Piruetas del razonamiento
«En el mundo ficticio de Kafka, la ley está destinada a nosotros, pero se nos prohíbe saber cómo funciona», escribe Balint, y entonces menciona una frase pronunciada por Joseph K en «El proceso». Así, como el hombre del texto kafkiano, «Eva Hoffe había quedado abandonada y confusa frente a las puertas de la ley. Ella no comprendía la ley ni las piruetas del razonamiento legal, pero entendía la sentencia. Su herencia era el juicio en sí. Paradójicamente, había heredado su herencia, la imposibilidad de ejecutar el testamento de su madre.

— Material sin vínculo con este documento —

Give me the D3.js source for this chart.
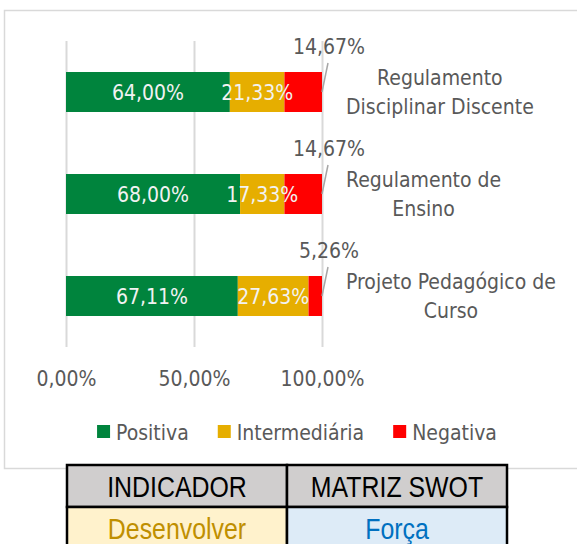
<!DOCTYPE html>
<html>
<head>
<meta charset="utf-8">
<script src="https://cdn.jsdelivr.net/npm/d3@7"></script>
<style>
  body { margin: 0; background: #fff; }
  svg { display: block; }
</style>
</head>
<body>
<svg id="chart"></svg>
<script>
const width = 577
const height = 544

// chart data, top bar first
const categories = ["Regulamento Disciplinar Discente", "Regulamento de Ensino", "Projeto Pedagógico de Curso"]
const category_lines = [["Regulamento", "Disciplinar Discente"], ["Regulamento de", "Ensino"], ["Projeto Pedagógico de", "Curso"]]
const series_names = ["Positiva", "Intermediária", "Negativa"]
const positiva = [64.00, 68.00, 67.11]
const intermediaria = [21.33, 17.33, 27.63]
const negativa = [14.67, 14.67, 5.26]
const x_ticks = [0, 50, 100]
const series_colors = ["#00843d", "#e6ae00", "#ff0000"]

// small table under the chart
const table_header = ["INDICADOR", "MATRIZ SWOT"]
const table_row = ["Desenvolver", "Força"]

const chart_font = "'DejaVu Sans Condensed', 'DejaVu Sans', sans-serif"
const table_font = "'Liberation Sans', Arial, sans-serif"
const text_gray = "#595959"

let svg = d3.select("#chart")
    .attr("width", width)
    .attr("height", height)

let locale = d3.formatLocale({ decimal: ",", thousands: ".", grouping: [3], currency: ["", ""] })
let pct = v => locale.format(".2f")(v) + "%"

// chart frame
svg.append("rect")
    .attr("x", 4.5).attr("y", 10.5)
    .attr("width", 620).attr("height", 458)
    .attr("fill", "#fff")
    .attr("stroke", "#d9d9d9")
    .attr("stroke-width", 1.5)

let x = d3.scaleLinear().domain([0, 100]).range([66, 322])
let y = d3.scaleBand().domain(categories).range([41, 347]).paddingInner(0.608).paddingOuter(0.304)

// gridlines + tick labels
let axis = svg.append("g")
    .attr("transform", "translate(0," + y.range()[1] + ")")
    .call(d3.axisBottom(x)
        .tickValues(x_ticks)
        .tickSize(-(y.range()[1] - y.range()[0]))
        .tickPadding(24)
        .tickFormat(pct))
axis.select(".domain").remove()
axis.selectAll(".tick line").attr("stroke", "#d9d9d9").attr("stroke-width", 2)
axis.selectAll(".tick text")
    .attr("fill", text_gray)
    .style("font-family", chart_font)
    .style("font-size", "21px")

// stacked bars
let rows = categories.map((c, i) => ({ category: c, Positiva: positiva[i], "Intermediária": intermediaria[i], Negativa: negativa[i] }))
let stack = d3.stack().keys(series_names)(rows)

let layers = svg.append("g").selectAll("g")
    .data(stack)
    .enter()
    .append("g")
    .attr("fill", (d, i) => series_colors[i])

layers.selectAll("rect")
    .data(d => d)
    .enter()
    .append("rect")
    .attr("x", d => x(d[0]))
    .attr("width", d => x(d[1]) - x(d[0]))
    .attr("y", d => y(d.data.category))
    .attr("height", y.bandwidth())

// labels inside the green and yellow parts
let inside = svg.append("g")
    .attr("fill", "#f2f2f2")
    .style("font-family", chart_font)
    .style("font-size", "21px")
    .style("text-anchor", "middle")
stack.slice(0, 2).forEach(layer => {
    inside.selectAll(null)
        .data(layer)
        .enter()
        .append("text")
        .attr("x", d => (x(d[0]) + x(d[1])) / 2)
        .attr("y", d => y(d.data.category) + y.bandwidth() / 2)
        .attr("dy", "0.36em")
        .text(d => pct(d[1] - d[0]))
})

// negativa labels above the bar end, with leader lines
let outside = svg.append("g")
    .style("font-family", chart_font)
    .style("font-size", "21px")
outside.selectAll("line")
    .data(categories)
    .enter()
    .append("line")
    .attr("x1", x(100) + 6)
    .attr("y1", c => y(c) - 9)
    .attr("x2", x(100))
    .attr("y2", c => y(c) + y.bandwidth() / 2)
    .attr("stroke", "#a6a6a6")
    .attr("stroke-width", 1.5)
outside.selectAll("text")
    .data(categories)
    .enter()
    .append("text")
    .attr("x", x(100) + 7)
    .attr("y", (c, i) => y(c) - 26)
    .attr("dy", "0.36em")
    .attr("fill", text_gray)
    .style("text-anchor", "middle")
    .text((c, i) => pct(negativa[i]))

// category names to the right
let cat_g = svg.append("g")
    .style("font-family", chart_font)
    .style("font-size", "21px")
    .attr("fill", text_gray)
category_lines.forEach((lines, i) => {
    let cy = y(categories[i]) + y.bandwidth() / 2
    let block = cat_g.append("g")
    let texts = block.selectAll("text")
        .data(lines)
        .enter()
        .append("text")
        .attr("y", (d, j) => cy + (j - (lines.length - 1) / 2) * 29)
        .attr("dy", "0.36em")
        .style("text-anchor", "middle")
        .text(d => d)
    let w = d3.max(texts.nodes(), n => n.getComputedTextLength())
    texts.attr("x", x(100) + 24 + w / 2)
})

// legend
let legend = svg.append("g")
    .style("font-family", chart_font)
    .style("font-size", "21px")
let lx = 0
series_names.forEach((name, i) => {
    let g = legend.append("g")
    g.append("rect").attr("width", 13).attr("height", 13).attr("y", -7).attr("fill", series_colors[i])
    let t = g.append("text").attr("x", 19).attr("dy", "0.36em").attr("fill", text_gray).text(name)
    let w = 19 + t.node().getComputedTextLength()
    g.attr("transform", "translate(" + lx + ",0)")
    lx += w + 29
})
let legend_w = lx - 29
legend.attr("transform", "translate(" + (297 - legend_w / 2) + ",432)")

// table (narrow text done with a horizontal squeeze)
let tx = [67, 287, 507]
let ty = [465, 507, 549]
let cell_fill = [["#d0cece", "#d0cece"], ["#fff2cc", "#ddebf7"]]
let cell_text = [table_header, table_row]
let cell_color = [["#000", "#000"], ["#bf8f00", "#0070c0"]]
let table = svg.append("g")
for (let r = 0; r < 2; r++) {
    for (let c = 0; c < 2; c++) {
        table.append("rect")
            .attr("x", tx[c]).attr("y", ty[r])
            .attr("width", tx[c + 1] - tx[c]).attr("height", ty[r + 1] - ty[r])
            .attr("fill", cell_fill[r][c])
            .attr("stroke", "#000")
            .attr("stroke-width", 2.5)
        table.append("g")
            .attr("transform", "translate(" + (tx[c] + tx[c + 1]) / 2 + "," + (ty[r] + 32) + ") scale(0.83,1)")
            .append("text")
            .attr("fill", cell_color[r][c])
            .style("font-family", table_font)
            .style("font-size", "30px")
            .style("text-anchor", "middle")
            .text(cell_text[r][c])
    }
}
</script>
</body>
</html>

Solo poseía su desposesión». Eva se sintió desesperada, le contó a Balint, como si le hubieran arrebatado lo que la unía a su madre. Entonces, se seguirá preguntando el lector, ¿a quién pertenece Kafka si sus papeles están en Israel, a la literatura de territorio checo, a la de lengua alemana, a la judía, o, como le dijo una poetisa de Tel Aviv al autor de este libro, a la Luna, donde según ella tendrían que enviarse sus manuscritos?